How to calculate the mean and CI for a percentage

Question

I have some data that is percent reduction, i.e., -%, from a study and I want to be able to summarize the average percent reduction from my n = 20 samples, and to also provide a confidence interval. I thought one way to do this would be to use the usual way people proceed, i.e., $$(\bar p-z_{\alpha/2}\times\frac{\sigma}{\sqrt{n}},\,\bar p+z_{\alpha/2}\times\frac{\sigma}{\sqrt{n}})$$

where $\bar p$ is the average of the percent reductions and $\sigma$ is the standard deviation of the percent reduction. However, I am hesitant to calculate the confidence interval this way because doesn't this only work when the data is normally distributed? I know that my data isn't because it is restricted to the values $[-100,0]$ and so not the whole real line.

Is there an alternative way to calculate the interval for the average? Or is the above way fine?

Answer 1

Let me see if I understood your question correctly.

1. You have a sample of n = 20;

2. For each observation in this sample you have computed a percentage reduction as a consequence of some treatment: i.e.

\begin{equation}p_i =\frac{x_i,t - x_{i,t-1}}{x_{i,t-1}}\end{equation}

where $x_{i,t}$ is the i-th observation in your sample after the treatment and $x_{i,t-1}$ is the i-th observation in your sample before the treatment.

3. These percentage reductions you have taken and averaged:

\begin{equation} \hat{p} = \frac{1}{20}\sum_{i=1}^{20} p_i\end{equation}

to estimate a parameter $p$ in the population: the percentage reduction in the population on average as a result of the treatment. And what you're interested in is computing a confidence interval for this RATIO (I did not realize that this was a ratio of two random variables that was being estimated when I wrote this).

If this is correct, then what I suggest you use is a paired sample t-test: https://en.wikipedia.org/wiki/Student%27s_t-test#Dependent_t-test_for_paired_samples

The value of $\hat{p}$ is a random variable as it will differ from sample to sample. If the sample is large enough (usually n > 30), then the distribution of $\hat{p}$ over many simple random samples will be normally distributed according to the Central Limit Theorem. This sample is somewhat small, and you probably don't have a very reliable estimate of the population variance therefore (it's unknown), so for that reason you use the T-distribution which is approximately normal for large samples.

The reason for using the paired T-test is that your observations are not independent. The percentage reduction is computed, if I understood you correctly, by comparing the i-th observation before and after a treatment. If there are two groups, however, that you're comparing, then an ordinary T-test will do.

Hope that this helps!

Edit: what I (stupidly!) forgot here is to mention that you have a ratio estimator. This poses some problems for using a T-test. $\hat{p}$ is the quotient of two random variables. In addition, your estimate will be biased. See here https://en.wikipedia.org/wiki/Ratio_estimator. It's explained there how you can adjust for this.

Answer 2

The data size is small, so I recommend bootstrap confidence intervals.

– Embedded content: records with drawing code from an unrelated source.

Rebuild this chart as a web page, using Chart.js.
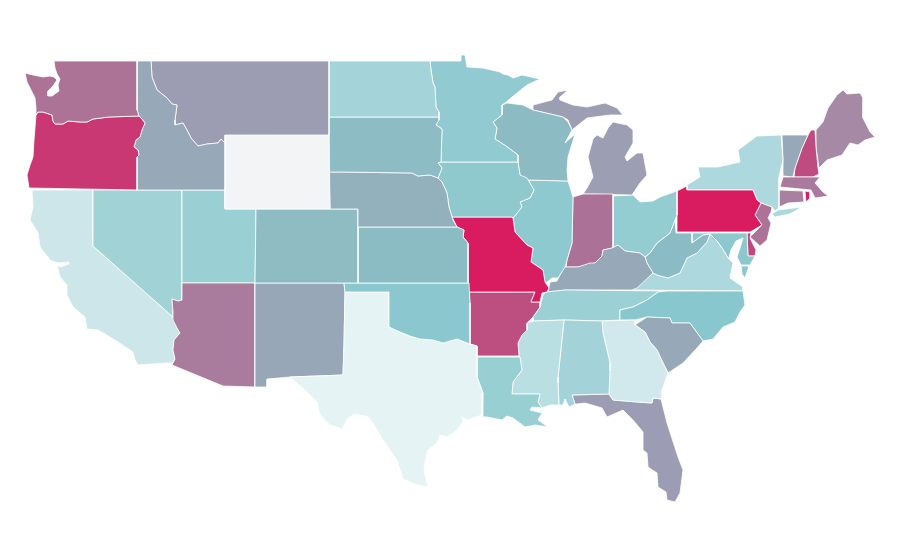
<!DOCTYPE html>
<html><head><meta charset="utf-8">
<style>html,body{margin:0;padding:0;background:#fff}canvas{display:block}</style>
<script src="https://cdn.jsdelivr.net/npm/chart.js@4"></script>
</head><body><canvas id="c" width="900" height="560"></canvas>
<script>
// State outlines, in map units (x, y pairs)
const WA=[54,61,137,61,137,110,139,116,109,117,93,119,87,122,80,122,68,121,63,124,55,124,53,121,52,115,43,112,38,112,36,115,36,108,35,98,31,90,27,82,25,73,33,75,43,77,50,76,54,77,57,80,53,86,48,91,48,96,52,96,59,91,58,85,60,79,57,74,55,68];
const OR=[36,115,38,112,43,112,52,115,53,121,55,124,63,124,68,121,80,122,87,122,93,119,109,117,139,116,141,118,145,123,142,130,140,137,136,140,134,147,138,150,139,155,137,157,137,190,29,188,27,175,30,165,33,157,34,140];
const ID=[137,61,151,61,152,77,157,90,167,98,172,104,177,105,175,120,175,125,183,123,187,130,191,138,198,146,207,144,218,143,221,139,225,143,225,190,137,190,137,157,139,155,138,150,134,147,136,140,140,137,142,130,145,123,141,118,139,116,137,110];
const MT=[151,61,329,61,329,135,225,135,225,143,221,139,218,143,207,144,198,146,191,138,187,130,183,123,175,125,175,120,177,105,172,104,167,98,157,90,152,77];
const WY=[225,135,329,134,330,209,225,209];
const ND=[329,61,430,61,431,70,433,83,435,87,436,107,439,112,439,117,329,117];
const SD=[329,117,439,117,439,120,436,125,442,129,441,162,438,163,442,168,438,178,430,175,418,176,412,173,343,172,329,172];
const NE=[329,172,343,172,412,173,418,176,430,175,438,178,442,182,447,193,449,207,453,220,457,227,358,227,358,209,330,209];
const CO=[256,209,358,209,358,283,255,283];
const KS=[358,227,457,227,464,230,463,237,468,243,468,283,358,283];
const OK=[344,283,469,283,470,303,470,344,457,339,443,343,433,340,420,339,410,336,400,332,389,327,389,292,345,292];
const TX=[345,292,389,292,389,327,400,332,410,336,420,339,433,340,443,343,457,339,470,344,477,346,477,377,483,393,482,415,467,420,462,417,463,422,457,430,447,437,440,435,437,443,428,450,425,462,424,470,428,487,417,485,403,479,397,460,383,440,373,423,368,417,355,414,348,418,342,429,330,425,320,415,317,402,307,392,297,383,290,377,343,375,344,343];
const NM=[255,283,344,283,345,292,344,343,343,375,290,377,267,379,267,387,255,387];
const AZ=[182,283,255,283,255,387,223,386,172,365,175,359,173,350,174,340,180,333,177,328,173,320,173,312,172,299,178,301,182,300];
const UT=[182,190,225,190,225,209,256,209,255,283,182,283];
const NV=[93,190,182,190,182,300,178,301,172,299,173,317,93,246];
const CA=[32,190,93,190,93,246,173,317,177,328,180,333,174,340,173,350,175,359,172,363,167,363,138,365,135,360,133,352,118,342,103,333,98,330,87,329,85,317,73,307,67,295,67,285,60,277,57,265,60,267,69,264,69,262,58,263,50,260,40,247,38,233,30,220,33,207];
const MN=[430,61,461,61,461,55,465,55,467,67,483,68,500,72,503,74,508,75,513,78,522,75,540,79,527,85,517,93,505,103,502,105,502,115,493,122,497,128,495,139,506,146,518,155,518,162,441,162,442,129,436,125,439,117,439,112,436,107,435,87,433,83,431,70];
const IA=[441,162,518,162,520,175,527,178,534,190,530,198,520,202,522,207,513,218,512,217,452,217,449,207,447,193,442,182,438,178,442,168,438,163];
const MO=[452,217,512,217,513,218,515,232,527,245,533,248,531,262,543,270,545,282,549,288,547,292,542,293,540,302,531,302,535,292,468,292,468,243,463,237,464,230,457,227];
const AR=[469,292,535,292,531,302,540,302,540,307,533,317,527,323,527,330,522,335,518,343,519,356,477,356,477,346,470,344,470,303];
const LA=[477,357,520,357,522,370,513,382,512,394,540,394,538,402,542,408,532,407,530,410,542,413,538,420,548,427,535,425,525,427,513,418,507,416,502,420,487,417,482,417,483,393,477,377];
const MS=[534,321,564,320,558,377,558,383,559,405,550,405,542,408,538,402,540,394,512,394,513,382,522,370,520,357,519,356,518,343,522,335,527,330,527,323];
const AL=[564,320,602,321,603,333,610,363,610,371,609,394,572,395,575,404,569,407,565,399,563,405,559,405,558,383,558,377];
const GA=[602,321,635,320,635,325,645,332,650,342,657,350,663,363,668,373,662,390,662,399,653,398,652,403,637,402,613,400,609,394,610,371,610,363,603,333];
const FL=[572,395,609,394,613,400,637,402,652,403,653,398,661,399,667,423,678,457,683,470,680,493,675,502,667,500,666,492,658,487,657,473,648,467,647,453,643,450,643,432,633,420,623,410,607,417,602,408,585,403,577,404,575,404];
const SC=[635,325,647,317,670,318,672,323,690,323,703,341,697,348,683,363,668,373,663,363,657,350,650,342,645,332];
const NC=[620,320,620,310,633,307,647,300,658,292,667,291,743,291,745,305,740,312,735,322,723,327,713,339,703,341,690,323,672,323,670,318,647,317,635,320];
const TN=[543,295,546,292,565,290,667,291,658,292,647,300,633,307,620,310,620,320,602,321,564,320,534,321,533,317,540,307];
const KY=[548,292,550,282,557,281,560,275,565,267,578,267,590,263,595,263,602,256,603,250,612,248,618,245,625,251,640,253,645,257,647,263,653,273,637,288,632,290,566,290];
const WI=[502,105,507,103,523,105,533,110,563,117,568,122,572,130,565,143,575,134,568,157,567,170,568,181,527,180,520,175,518,162,518,155,506,146,495,139,497,128,493,122,502,115];
const IL=[527,180,568,181,573,197,572,243,567,260,565,268,558,278,552,278,545,284,543,270,531,262,533,248,527,245,515,232,513,218,522,207,520,202,530,198,534,190,527,178];
const IN=[573,197,583,194,613,194,613,248,603,250,602,256,595,263,578,267,566,267,567,260,572,243];
const MI_LOWER=[583,194,632,195,640,183,647,175,643,153,637,153,627,161,625,157,633,143,633,130,627,125,613,122,608,128,603,138,597,135,593,139,588,157,593,177,587,188];
const MI_UPPER=[533,105,552,100,558,92,568,90,560,97,560,100,573,105,587,107,605,103,617,108,623,115,610,115,587,118,572,130,568,120,563,117,533,110];
const OH=[613,196,633,195,640,202,653,201,660,197,677,191,677,215,675,220,670,233,657,243,650,253,645,257,640,253,625,251,618,245,613,248];
const WV=[645,257,650,253,657,243,670,233,675,220,676,233,692,233,692,243,703,235,710,234,707,242,697,253,687,258,680,273,668,278,657,275,653,273,647,263];
const VA=[632,290,653,273,657,275,668,278,680,273,687,258,697,253,707,242,710,234,717,241,722,248,728,258,733,263,730,278,743,287,743,291];
const VA_TIP=[741,266,749,266,745,278,742,274];
const MD=[692,233,747,233,748,256,755,256,750,265,741,265,737,257,741,245,743,238,736,241,731,250,729,258,734,264,728,258,722,248,717,241,710,234,703,235,692,243];
const DE=[747,233,751,233,750,238,756,250,755,256,748,256];
const PA=[677,191,687,186,687,190,753,190,757,200,761,203,755,215,762,225,757,228,750,232,677,232];
const NJ=[761,203,772,207,771,212,768,218,771,223,767,240,760,246,750,237,762,225,755,215];
const NY=[687,190,687,185,700,177,698,167,718,167,740,162,738,150,757,136,781,135,783,160,779,177,779,208,775,211,772,207,761,203,757,200,753,190];
const NY_LI=[772,214,778,210,802,207,790,214,775,217];
const CT=[779,190,803,191,804,202,788,203,777,208];
const RI=[805,191,810,192,810,198,806,202];
const MA=[780,187,783,177,813,177,820,177,815,183,823,192,828,196,822,197,815,198,811,190];
const VT=[782,135,808,135,802,148,795,168,793,177,783,176,783,160];
const NH=[808,135,811,130,815,130,816,147,818,168,819,174,813,177,794,177,795,168,802,148];
const ME=[816,130,823,122,828,108,837,95,843,90,847,94,860,93,863,98,863,118,870,132,875,137,865,140,858,145,850,143,842,155,827,160,819,168,816,147];

const shapes=[WA,OR,ID,MT,WY,ND,SD,NE,CO,KS,OK,TX,NM,AZ,UT,NV,CA,MN,IA,MO,AR,LA,MS,AL,GA,FL,SC,NC,TN,KY,WI,IL,IN,MI_LOWER,MI_UPPER,OH,WV,VA,VA_TIP,MD,DE,PA,NJ,NY,NY_LI,CT,RI,MA,VT,NH,ME];
const names=['WA','OR','ID','MT','WY','ND','SD','NE','CO','KS','OK','TX','NM','AZ','UT','NV','CA','MN','IA','MO','AR','LA','MS','AL','GA','FL','SC','NC','TN','KY','WI','IL','IN','MI','MI','OH','WV','VA','VA','MD','DE','PA','NJ','NY','NY','CT','RI','MA','VT','NH','ME'];
const colors=['#AD7397','#CA3873','#97A8B8','#9C9DB3','#F3F4F6','#A4D4D9','#8DBCC5','#92B1BC','#8FBBC3','#8BBCC4','#8AC7CE','#E5F3F5','#97A7B8','#A97C9E','#9AD0D3','#A1D2D6','#CDE6EA','#91CBD1','#8FC9CE','#D91B5F','#BC4E80','#98CFD3','#B9DFE3','#A3D3D8','#D1E9EC','#9C9DB4','#97A9B9','#88C7CE','#9BD1D5','#97A8B8','#8CBBC4','#8DC9CE','#AC7196','#9C9EB4','#9C9EB4','#93CCD1','#8BBBC4','#ADD8DD','#8CC8CE','#8CC8CE','#C0467E','#D91B5F','#AD7298','#ADD8DD','#ADD8DD','#A9809F','#D91B5F','#A9799E','#97A8B8','#BF4C81','#A689A5'];

const toPoints=a=>{const p=[];for(let i=0;i<a.length;i+=2)p.push({x:a[i],y:a[i+1]});p.push({x:a[0],y:a[1]});return p;};
new Chart(document.getElementById('c'),{
  type:'scatter',
  data:{datasets:shapes.map((s,i)=>({label:names[i],data:toPoints(s),showLine:true,fill:'shape',tension:0,
    backgroundColor:colors[i],borderColor:'#ffffff',borderWidth:0.8,pointRadius:0,pointHoverRadius:0}))},
  options:{responsive:false,animation:false,devicePixelRatio:1,
    layout:{padding:0},
    plugins:{legend:{display:false},tooltip:{enabled:false},title:{display:false}},
    scales:{x:{type:'linear',min:0,max:900,display:false},y:{type:'linear',min:0,max:560,reverse:true,display:false}}}
});
</script></body></html>
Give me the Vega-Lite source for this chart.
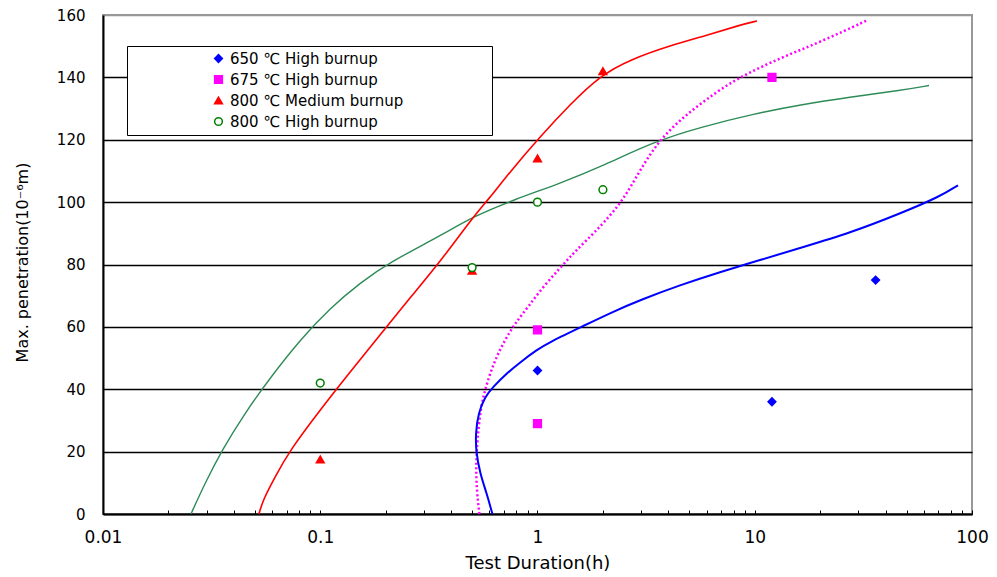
{
  "$schema": "https://vega.github.io/schema/vega-lite/v6.json",
  "width": 869,
  "height": 499,
  "autosize": "none",
  "padding": {"left": 103, "top": 15, "right": 25, "bottom": 63},
  "background": "white",
  "config": {"font": "DejaVu Sans", "view": {"stroke": "#999999", "strokeWidth": 2}},
  "datasets": {
    "pts": [
      {"series": "650 ℃ High burnup", "x": 1, "y": 46},
      {"series": "650 ℃ High burnup", "x": 12, "y": 36},
      {"series": "650 ℃ High burnup", "x": 36, "y": 75},
      {"series": "675 ℃ High burnup", "x": 1, "y": 29},
      {"series": "675 ℃ High burnup", "x": 1, "y": 59},
      {"series": "675 ℃ High burnup", "x": 12, "y": 140},
      {"series": "800 ℃ Medium burnup", "x": 0.1, "y": 17.5},
      {"series": "800 ℃ Medium burnup", "x": 0.5, "y": 78},
      {"series": "800 ℃ Medium burnup", "x": 1, "y": 114},
      {"series": "800 ℃ Medium burnup", "x": 2, "y": 142},
      {"series": "800 ℃ High burnup", "x": 0.1, "y": 42},
      {"series": "800 ℃ High burnup", "x": 0.5, "y": 79},
      {"series": "800 ℃ High burnup", "x": 1, "y": 100},
      {"series": "800 ℃ High burnup", "x": 2, "y": 104}
    ],
    "crv": [
      {"curve": "c650", "x": 0.62, "y": 0},
      {"curve": "c650", "x": 0.584, "y": 6.6},
      {"curve": "c650", "x": 0.544, "y": 13.0},
      {"curve": "c650", "x": 0.521, "y": 20.0},
      {"curve": "c650", "x": 0.519, "y": 25.9},
      {"curve": "c650", "x": 0.534, "y": 32.3},
      {"curve": "c650", "x": 0.573, "y": 37.6},
      {"curve": "c650", "x": 0.626, "y": 40.8},
      {"curve": "c650", "x": 0.721, "y": 45.1},
      {"curve": "c650", "x": 0.831, "y": 48.6},
      {"curve": "c650", "x": 0.991, "y": 52.6},
      {"curve": "c650", "x": 1.142, "y": 55.2},
      {"curve": "c650", "x": 1.625, "y": 60.3},
      {"curve": "c650", "x": 2.233, "y": 64.9},
      {"curve": "c650", "x": 2.964, "y": 68.6},
      {"curve": "c650", "x": 4.53, "y": 73.4},
      {"curve": "c650", "x": 6.918, "y": 77.6},
      {"curve": "c650", "x": 10.57, "y": 81.4},
      {"curve": "c650", "x": 16.16, "y": 85.3},
      {"curve": "c650", "x": 27.44, "y": 90.1},
      {"curve": "c650", "x": 46.6, "y": 96.3},
      {"curve": "c650", "x": 71.2, "y": 101.8},
      {"curve": "c650", "x": 86.2, "y": 105.4},
      {"curve": "c675", "x": 0.54, "y": 0},
      {"curve": "c675", "x": 0.525, "y": 7.7},
      {"curve": "c675", "x": 0.521, "y": 15.2},
      {"curve": "c675", "x": 0.528, "y": 23.7},
      {"curve": "c675", "x": 0.548, "y": 34.4},
      {"curve": "c675", "x": 0.584, "y": 41.9},
      {"curve": "c675", "x": 0.637, "y": 49.4},
      {"curve": "c675", "x": 0.708, "y": 55.8},
      {"curve": "c675", "x": 0.788, "y": 61.1},
      {"curve": "c675", "x": 0.907, "y": 66.5},
      {"curve": "c675", "x": 1.063, "y": 72.9},
      {"curve": "c675", "x": 1.269, "y": 78.8},
      {"curve": "c675", "x": 1.461, "y": 83.6},
      {"curve": "c675", "x": 1.684, "y": 87.8},
      {"curve": "c675", "x": 2.009, "y": 93.2},
      {"curve": "c675", "x": 2.483, "y": 100.7},
      {"curve": "c675", "x": 2.95, "y": 110.0},
      {"curve": "c675", "x": 3.6, "y": 119.5},
      {"curve": "c675", "x": 4.6, "y": 126.8},
      {"curve": "c675", "x": 6.0, "y": 133.0},
      {"curve": "c675", "x": 8.11, "y": 139.4},
      {"curve": "c675", "x": 13.07, "y": 146.2},
      {"curve": "c675", "x": 19.97, "y": 151.3},
      {"curve": "c675", "x": 33.2, "y": 158.4},
      {"curve": "c800m", "x": 0.0522, "y": 0},
      {"curve": "c800m", "x": 0.0545, "y": 4.5},
      {"curve": "c800m", "x": 0.0619, "y": 11.9},
      {"curve": "c800m", "x": 0.0726, "y": 20.5},
      {"curve": "c800m", "x": 0.0997, "y": 33.3},
      {"curve": "c800m", "x": 0.137, "y": 45.5},
      {"curve": "c800m", "x": 0.1884, "y": 57.4},
      {"curve": "c800m", "x": 0.2588, "y": 69.3},
      {"curve": "c800m", "x": 0.3557, "y": 80.8},
      {"curve": "c800m", "x": 0.5046, "y": 95.2},
      {"curve": "c800m", "x": 0.5919, "y": 100.7},
      {"curve": "c800m", "x": 0.747, "y": 109.7},
      {"curve": "c800m", "x": 1.016, "y": 120.6},
      {"curve": "c800m", "x": 1.411, "y": 131.3},
      {"curve": "c800m", "x": 1.94, "y": 140.5},
      {"curve": "c800m", "x": 2.666, "y": 145.7},
      {"curve": "c800m", "x": 4.073, "y": 150.2},
      {"curve": "c800m", "x": 6.223, "y": 153.8},
      {"curve": "c800m", "x": 8.553, "y": 156.8},
      {"curve": "c800m", "x": 10.24, "y": 158.1},
      {"curve": "c800h", "x": 0.0254, "y": 0},
      {"curve": "c800h", "x": 0.02948, "y": 9.9},
      {"curve": "c800h", "x": 0.0353, "y": 20.5},
      {"curve": "c800h", "x": 0.04504, "y": 32.4},
      {"curve": "c800h", "x": 0.05871, "y": 43.6},
      {"curve": "c800h", "x": 0.08067, "y": 55.8},
      {"curve": "c800h", "x": 0.1109, "y": 66.0},
      {"curve": "c800h", "x": 0.1524, "y": 74.1},
      {"curve": "c800h", "x": 0.2095, "y": 80.8},
      {"curve": "c800h", "x": 0.3557, "y": 89.1},
      {"curve": "c800h", "x": 0.5046, "y": 95.4},
      {"curve": "c800h", "x": 0.788, "y": 100.9},
      {"curve": "c800h", "x": 1.269, "y": 106.0},
      {"curve": "c800h", "x": 2.023, "y": 111.8},
      {"curve": "c800h", "x": 3.474, "y": 119.5},
      {"curve": "c800h", "x": 5.598, "y": 124.0},
      {"curve": "c800h", "x": 10.03, "y": 128.4},
      {"curve": "c800h", "x": 16.16, "y": 131.2},
      {"curve": "c800h", "x": 27.44, "y": 133.7},
      {"curve": "c800h", "x": 46.6, "y": 135.8},
      {"curve": "c800h", "x": 63.4, "y": 137.4}
    ]
  },
  "layer": [
    {
      "data": {"name": "crv"},
      "transform": [{"filter": "datum.curve == 'c800h'"}],
      "mark": {"type": "line", "interpolate": "basis", "color": "#2e8b57", "strokeWidth": 1.4},
      "encoding": {
        "x": {
          "field": "x", "type": "quantitative",
          "scale": {"type": "log", "domain": [0.01, 100], "nice": false},
          "axis": {
            "title": "Test Duration(h)",
            "values": [0.01, 0.02, 0.03, 0.04, 0.05, 0.06, 0.07, 0.08, 0.09, 0.1, 0.2, 0.3, 0.4, 0.5, 0.6, 0.7, 0.8, 0.9, 1, 2, 3, 4, 5, 6, 7, 8, 9, 10, 20, 30, 40, 50, 60, 70, 80, 90, 100],
            "format": "~g",
            "labelExpr": "(datum.value == 0.01 || datum.value == 0.1 || datum.value == 1 || datum.value == 10 || datum.value == 100) ? datum.label : ''",
            "labelOverlap": false,
            "labelFlush": false,
            "grid": false,
            "tickSize": -4,
            "tickColor": "black",
            "tickWidth": 1,
            "domainColor": "black",
            "domainWidth": 2,
            "labelFontSize": 17,
            "labelColor": "black",
            "labelPadding": 19,
            "titleFontSize": 18,
            "titleFontWeight": "normal",
            "titleColor": "black",
            "titleY": 49,
            "titleBaseline": "middle"
          }
        },
        "y": {
          "field": "y", "type": "quantitative",
          "scale": {"domain": [0, 160], "nice": false},
          "axis": {
            "title": "Max. penetration(10⁻⁶m)",
            "values": [0, 20, 40, 60, 80, 100, 120, 140, 160],
            "grid": true,
            "gridColor": {"condition": {"test": "datum.value == 160", "value": "#999999"}, "value": "#000000"},
            "gridWidth": 1.3,
            "ticks": false,
            "domainColor": "black",
            "domainWidth": 2,
            "labelFontSize": 15,
            "labelColor": "black",
            "labelPadding": 18,
            "titleFontSize": 16,
            "titleFontWeight": "normal",
            "titleColor": "black",
            "titleX": -81,
            "titleY": 247,
            "titleBaseline": "middle"
          }
        },
        "order": {"field": "y", "type": "quantitative"}
      }
    },
    {
      "data": {"name": "crv"},
      "transform": [{"filter": "datum.curve == 'c800m'"}],
      "mark": {"type": "line", "interpolate": "basis", "color": "#ff0000", "strokeWidth": 1.6},
      "encoding": {
        "x": {"field": "x", "type": "quantitative"},
        "y": {"field": "y", "type": "quantitative"},
        "order": {"field": "y", "type": "quantitative"}
      }
    },
    {
      "data": {"name": "crv"},
      "transform": [{"filter": "datum.curve == 'c675'"}],
      "mark": {"type": "line", "interpolate": "basis", "color": "#ff00ff", "strokeWidth": 2.5, "strokeDash": [2, 2.5]},
      "encoding": {
        "x": {"field": "x", "type": "quantitative"},
        "y": {"field": "y", "type": "quantitative"},
        "order": {"field": "y", "type": "quantitative"}
      }
    },
    {
      "data": {"name": "crv"},
      "transform": [{"filter": "datum.curve == 'c650'"}],
      "mark": {"type": "line", "interpolate": "basis", "color": "#0000ff", "strokeWidth": 2},
      "encoding": {
        "x": {"field": "x", "type": "quantitative"},
        "y": {"field": "y", "type": "quantitative"},
        "order": {"field": "y", "type": "quantitative"}
      }
    },
    {
      "data": {"name": "pts"},
      "mark": {"type": "point", "size": 60, "strokeWidth": 1.5, "opacity": 1},
      "encoding": {
        "x": {"field": "x", "type": "quantitative"},
        "y": {"field": "y", "type": "quantitative"},
        "shape": {
          "field": "series", "type": "nominal",
          "scale": {"domain": ["650 ℃ High burnup", "675 ℃ High burnup", "800 ℃ Medium burnup", "800 ℃ High burnup"], "range": ["diamond", "square", "triangle-up", "circle"]},
          "legend": {"title": " ", "titleOrient": "right", "titlePadding": 84, "orient": "none", "legendX": 24, "legendY": 31, "padding": 5, "fillColor": "white", "strokeColor": "black", "symbolOffset": 79, "labelOffset": 4, "labelFontSize": 15, "labelColor": "black", "labelLimit": 400, "rowPadding": 5, "symbolSize": 60, "symbolStrokeWidth": 1.5}
        },
        "stroke": {
          "field": "series", "type": "nominal",
          "scale": {"domain": ["650 ℃ High burnup", "675 ℃ High burnup", "800 ℃ Medium burnup", "800 ℃ High burnup"], "range": ["#0000ff", "#ff00ff", "#ff0000", "#008000"]},
          "legend": {"title": " ", "titleOrient": "right", "titlePadding": 84, "orient": "none", "legendX": 24, "legendY": 31, "padding": 5, "fillColor": "white", "strokeColor": "black", "symbolOffset": 79, "labelOffset": 4, "labelFontSize": 15, "labelColor": "black", "labelLimit": 400, "rowPadding": 5, "symbolSize": 60, "symbolStrokeWidth": 1.5}
        },
        "fill": {
          "field": "series", "type": "nominal",
          "scale": {"domain": ["650 ℃ High burnup", "675 ℃ High burnup", "800 ℃ Medium burnup", "800 ℃ High burnup"], "range": ["#0000ff", "#ff00ff", "#ff0000", "#ffffff"]},
          "legend": {"title": " ", "titleOrient": "right", "titlePadding": 84, "orient": "none", "legendX": 24, "legendY": 31, "padding": 5, "fillColor": "white", "strokeColor": "black", "symbolOffset": 79, "labelOffset": 4, "labelFontSize": 15, "labelColor": "black", "labelLimit": 400, "rowPadding": 5, "symbolSize": 60, "symbolStrokeWidth": 1.5}
        }
      }
    }
  ]
}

Resample 20 observations with replacement from your dataset, compute your percent reduction on that resample, and repeat 1000 times. Your x% confidence interval is simply the $\frac{1 - x}{2}$ quantile of your collection to the $\frac{100 - x}{2}$ quantile.

One benefit of this approach is that your CI will "automatically" incorporate the asymmetry inherent in the problem. There will be no statistics in your collection that are e.g. less than zero because the way you calculate your stat makes that impossible. Doing anything based on the well-known standard error of $\hat{p}$ will give you a CI based on a normal distribution, which will have nonzero density for all values of p, even impossible ones like -1.

Answer 3

One very reasonable approach is to log-transform the data (final values and pre-values), perform a linear regression/ANCOVA on the log-transformed data. Then you backtransform (simply exp(x)) to the original scale.

The result can be interpreted as the ratio of geometric means compared to the pre-values. I would then tpically interpret something like 0.8 as a 20% reduction.

This is typically much better behaved than analyzing calculated percentage change values (in particular the standard deviation does not tend to be constant across different values and various other problems) and also ensures that confidence intervals lie within the possible percentage changes (i.e. values cannot be lowered by more than 100%).

Answer 4

A common approach to this would to use a risk ratio and create the confidence interval around logged risk ratio. The risk ratio is the ratio of the two proportions and can be computed as $$ RR = \frac{p_1}{p_2} $$ where $p_1$ is the proportion for group 1, and $p_2$ is the proportion for group 2. Working from a 2 by 2 frequency table with the cell frequencies represented by $a$, $b$, $c$, and $d$ (that is, $a$ and $c$ are the number of successes for groups 1 and 2, respectively, and $b$ and $d$ are the number of failures for groups 1 and 2, respectively), we can compute the risk ratio as $$ RR = \frac{a/(a+b)}{c/(c+d)} $$ The standard error of the logged risk ratio is computed as $$ se = \sqrt{\frac{b}{a(a+b)} + \frac{d}{c(c+d)}}$$ Thus, we can compute the 95% confidence interval as $$ln(RR) \pm 1.96(se) $$ Taking the exponent of the upper and lower confidence limits will give you the confidence interval for the risk ratio $$ RR = e^{ln(RR)} $$ You can convert the risk ratio into your original question of percent reduction (assuming the risk ratio is less than 1) with the following $$ \%~reduction = (1-RR) \times 100 $$ You could apply this to the limits of the confidence interval. Note that if the risk ratio is greater than one, you would determine the % increase as $$ \%~increase = (RR-1) \times 100 $$